Additionally, there are cheats using video capture cards, which cannot practically be prevented.

Anti-cheat software is usually blocking playing in VMs or on Linux anyway.

Some monitors [1] have cheats like that built in now, too. They are much more limited than what cheats do today because they only have access to information visible on your screen (can't see other players through walls).

[1] https://www.tomshardware.com/monitors/msis-ai-powered-gaming...

Wait what? I don't game, so this is new to me. Do you have more info? That seems pretty cool.
There are cheats that give you more information than you should have. These typically require access to the game process's memory space.

If you're cheating with a video capture card, this likely means you're allowing a program to rewrite your inputs to more accurately target player models. You will likely be banned if you do this on the same machine via screen capture. A video capture card can process the information on a separate computer, e.g. location of enemies by searching for specific colours, then write into a virtual USB mouse on the gaming rig to keep the player's crosshair on the enemy model. I'm not sure about specifics, but this kind of cheat is almost undetectable; it is only really mitigated by the cost and effort involved to do it.
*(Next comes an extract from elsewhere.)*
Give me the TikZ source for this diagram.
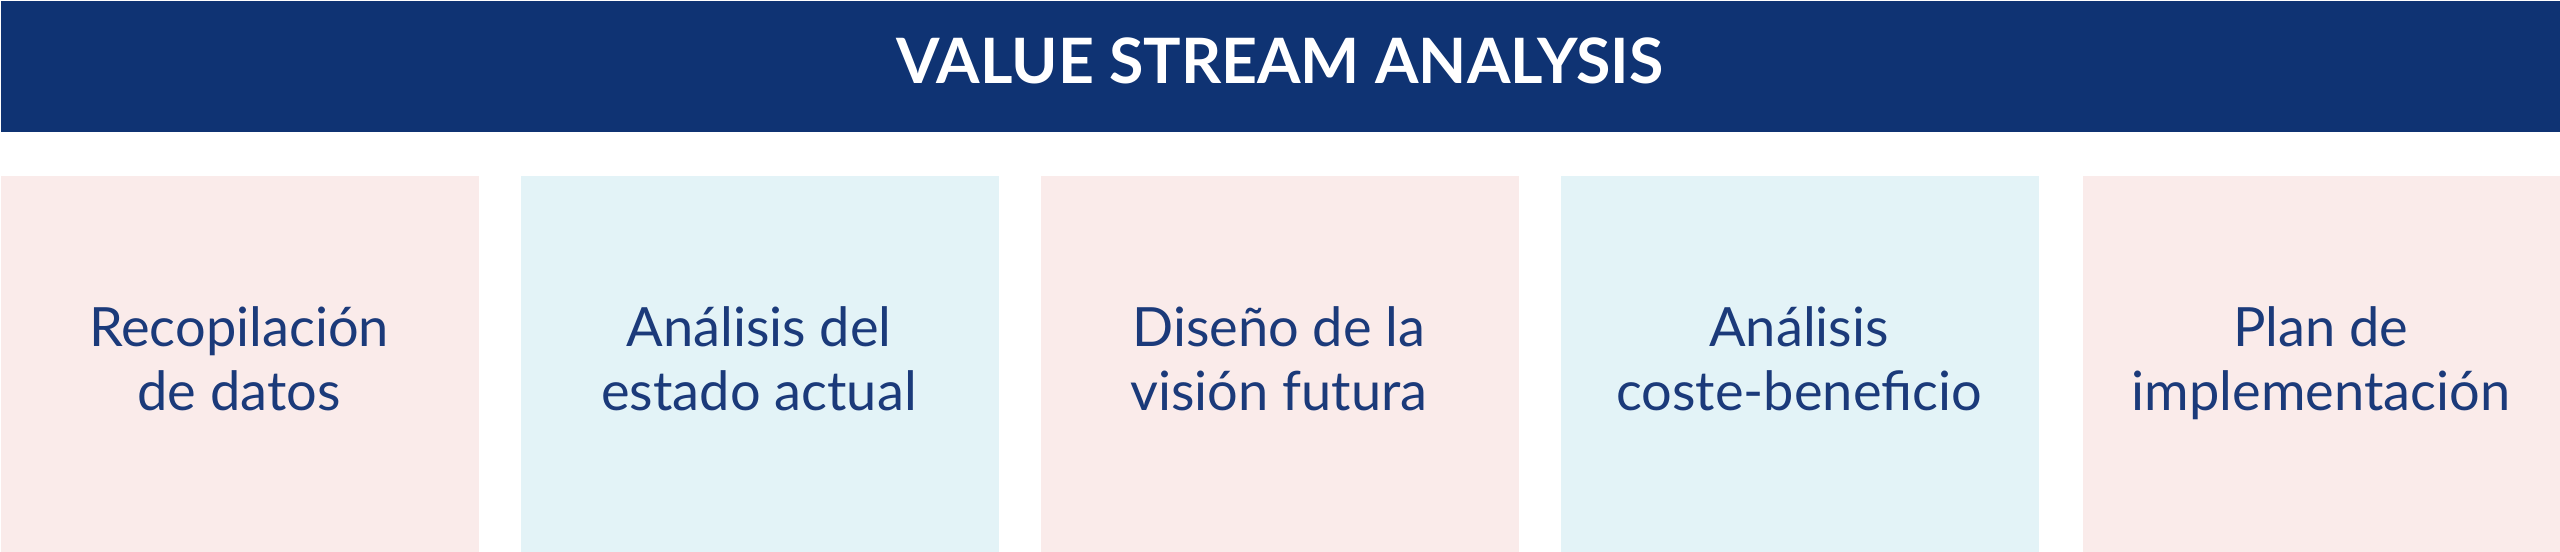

Players can add additional mitigations on top of this, like only activating aim assist while the shoot button is pressed, to make it entirely undetectable.

Video capture cards can be countered with encrypted video from GPU to monitor. That's why you can't screencap 4k Disney+ movies.
Encrypted monitors can be countered by a high quality video camera mounted on a tripod behind your chair or on a wall or ceiling

Expensive, yes, but at that point you're already spending real money on a second computer with a GPU to do computer vision on the game video stream, so...

HDFury devices allow stripping of HDCP 2.2, and vast majority of users currently don't have HDCP 2.3 compatible monitors/TVs, so that's not an option yet.
I don't know if you need something as expensive as an HDFury. I know most $30 "4K upscalers" have a HDCP stripper built in.

edit: to further your point, though, I think most people's gaming monitors don't support HDCP _at all_. [citation needed]

While I have no idea how (or even if) it's being used, League of Legends requires TPM 2.0 to be present and enabled on Windows 11 PCs:

https://support-leagueoflegends.riotgames.com/hc/en-us/artic...

Anti-cheat is a lousy cover for something that's going to be much more lucrative when used to correlate the accounts of journalists and whistleblowers such that they can be silenced. It's censorship tech.
This here is a stronger motivator than any other motivator mentioned in all other comments posted. And "journalist" will include anyone who has the "wrong" memes on their machine.
then you just sit on the unencrypted pci bus and sniff the interesting stuff out of it

(e.g. display lists)

already some hacks doing this

Anti-cheats are already detecting DMA devices like this.
this doesn't require DMA, just pcie sniffing/proxing

I don't see how you can detect it if it's done properly

This only matters for a tiny minority of video games, and even a small minority of multiplayer video games : for instance this is not going to be something I'm worried about if I play couch co-op / split screen multiplayer with friends only.